Exercise goal
Will you repeat only the lines beginning at the one that mentions "Recreate this image" and ending at the one that mentions "import plotly.graph_objects as go", both of them included, exactly?

Stored records
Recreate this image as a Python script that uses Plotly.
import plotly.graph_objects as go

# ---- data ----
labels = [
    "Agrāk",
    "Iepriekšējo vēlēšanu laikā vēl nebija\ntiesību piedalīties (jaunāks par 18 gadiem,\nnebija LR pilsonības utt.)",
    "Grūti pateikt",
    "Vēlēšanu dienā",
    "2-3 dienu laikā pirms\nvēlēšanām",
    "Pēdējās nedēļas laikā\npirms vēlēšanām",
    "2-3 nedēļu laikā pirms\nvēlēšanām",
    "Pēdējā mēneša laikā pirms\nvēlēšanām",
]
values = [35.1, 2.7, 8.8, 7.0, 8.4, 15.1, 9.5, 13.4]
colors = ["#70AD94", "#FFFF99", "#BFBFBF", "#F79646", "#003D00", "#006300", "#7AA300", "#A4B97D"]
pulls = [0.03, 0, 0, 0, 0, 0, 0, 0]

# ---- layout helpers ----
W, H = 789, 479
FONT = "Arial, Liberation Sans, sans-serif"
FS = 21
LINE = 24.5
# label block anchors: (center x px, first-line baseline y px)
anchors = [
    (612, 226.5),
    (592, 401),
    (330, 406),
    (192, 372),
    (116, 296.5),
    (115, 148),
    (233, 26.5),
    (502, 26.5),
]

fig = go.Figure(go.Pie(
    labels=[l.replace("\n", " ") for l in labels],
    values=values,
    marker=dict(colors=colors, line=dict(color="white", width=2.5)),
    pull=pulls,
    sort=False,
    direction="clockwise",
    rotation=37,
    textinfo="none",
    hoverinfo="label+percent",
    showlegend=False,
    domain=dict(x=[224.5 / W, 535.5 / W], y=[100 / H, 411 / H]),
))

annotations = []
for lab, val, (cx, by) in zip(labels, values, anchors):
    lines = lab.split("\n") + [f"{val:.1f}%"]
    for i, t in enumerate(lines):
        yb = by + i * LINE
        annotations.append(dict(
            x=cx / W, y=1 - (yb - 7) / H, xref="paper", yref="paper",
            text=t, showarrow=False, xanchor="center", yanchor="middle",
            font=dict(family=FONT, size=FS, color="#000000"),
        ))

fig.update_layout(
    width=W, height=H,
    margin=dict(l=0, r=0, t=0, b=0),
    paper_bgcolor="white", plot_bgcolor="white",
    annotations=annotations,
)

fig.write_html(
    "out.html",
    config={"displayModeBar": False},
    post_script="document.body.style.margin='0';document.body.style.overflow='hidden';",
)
---
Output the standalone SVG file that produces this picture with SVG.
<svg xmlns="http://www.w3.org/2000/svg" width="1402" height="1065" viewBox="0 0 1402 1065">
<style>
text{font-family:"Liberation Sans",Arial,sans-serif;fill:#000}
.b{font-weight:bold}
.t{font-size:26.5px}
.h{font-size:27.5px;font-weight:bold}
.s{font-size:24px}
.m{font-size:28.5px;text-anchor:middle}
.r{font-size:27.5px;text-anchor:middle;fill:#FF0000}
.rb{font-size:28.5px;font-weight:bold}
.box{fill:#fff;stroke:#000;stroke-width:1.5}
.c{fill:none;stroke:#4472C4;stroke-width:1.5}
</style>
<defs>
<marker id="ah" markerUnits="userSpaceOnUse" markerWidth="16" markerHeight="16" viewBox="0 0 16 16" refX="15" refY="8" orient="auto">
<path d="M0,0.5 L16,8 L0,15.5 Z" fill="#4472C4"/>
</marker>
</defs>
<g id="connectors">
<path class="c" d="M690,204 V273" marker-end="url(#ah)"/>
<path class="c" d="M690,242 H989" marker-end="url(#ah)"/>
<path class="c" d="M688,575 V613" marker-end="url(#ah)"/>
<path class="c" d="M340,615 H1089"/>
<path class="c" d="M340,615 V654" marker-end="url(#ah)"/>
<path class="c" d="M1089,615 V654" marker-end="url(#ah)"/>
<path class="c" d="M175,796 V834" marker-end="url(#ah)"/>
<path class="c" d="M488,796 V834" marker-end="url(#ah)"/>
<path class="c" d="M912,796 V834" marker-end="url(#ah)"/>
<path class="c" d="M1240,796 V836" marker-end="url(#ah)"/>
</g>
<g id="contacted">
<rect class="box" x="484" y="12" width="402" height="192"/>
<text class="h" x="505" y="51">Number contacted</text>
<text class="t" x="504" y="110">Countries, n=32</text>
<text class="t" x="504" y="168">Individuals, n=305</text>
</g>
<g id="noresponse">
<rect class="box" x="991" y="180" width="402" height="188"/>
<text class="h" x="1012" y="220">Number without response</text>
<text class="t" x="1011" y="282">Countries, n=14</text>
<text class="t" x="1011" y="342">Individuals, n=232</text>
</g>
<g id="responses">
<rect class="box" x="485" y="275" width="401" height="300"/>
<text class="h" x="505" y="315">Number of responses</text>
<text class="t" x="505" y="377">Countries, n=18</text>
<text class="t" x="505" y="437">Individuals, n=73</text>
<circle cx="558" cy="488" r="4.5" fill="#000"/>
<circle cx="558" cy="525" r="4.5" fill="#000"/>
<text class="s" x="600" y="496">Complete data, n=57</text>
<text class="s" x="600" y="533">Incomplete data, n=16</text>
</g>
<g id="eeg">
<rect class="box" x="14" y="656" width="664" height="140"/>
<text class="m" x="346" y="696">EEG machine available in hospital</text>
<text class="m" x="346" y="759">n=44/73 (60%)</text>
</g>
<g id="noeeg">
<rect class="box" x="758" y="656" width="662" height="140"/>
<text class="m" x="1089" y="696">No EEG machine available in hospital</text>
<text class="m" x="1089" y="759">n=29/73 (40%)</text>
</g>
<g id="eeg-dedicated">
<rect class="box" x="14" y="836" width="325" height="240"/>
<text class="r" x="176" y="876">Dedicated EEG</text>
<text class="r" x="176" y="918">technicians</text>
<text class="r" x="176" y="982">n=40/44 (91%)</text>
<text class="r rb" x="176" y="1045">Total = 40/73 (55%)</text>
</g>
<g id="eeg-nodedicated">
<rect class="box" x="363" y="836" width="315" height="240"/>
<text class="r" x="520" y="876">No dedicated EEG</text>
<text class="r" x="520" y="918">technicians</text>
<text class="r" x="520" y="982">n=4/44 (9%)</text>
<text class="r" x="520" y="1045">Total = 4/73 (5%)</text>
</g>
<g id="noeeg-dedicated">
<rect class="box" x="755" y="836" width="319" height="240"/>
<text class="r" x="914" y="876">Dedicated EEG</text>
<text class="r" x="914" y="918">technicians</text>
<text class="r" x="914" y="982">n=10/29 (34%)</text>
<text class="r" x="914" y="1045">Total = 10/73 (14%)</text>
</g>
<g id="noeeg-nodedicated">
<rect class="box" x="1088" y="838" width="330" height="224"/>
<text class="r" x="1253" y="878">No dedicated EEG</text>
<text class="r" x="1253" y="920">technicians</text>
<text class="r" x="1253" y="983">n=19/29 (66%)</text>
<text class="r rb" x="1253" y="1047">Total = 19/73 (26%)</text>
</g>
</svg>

Answer to this exercise
Recreate this image as a Python script that uses Plotly.
import plotly.graph_objects as go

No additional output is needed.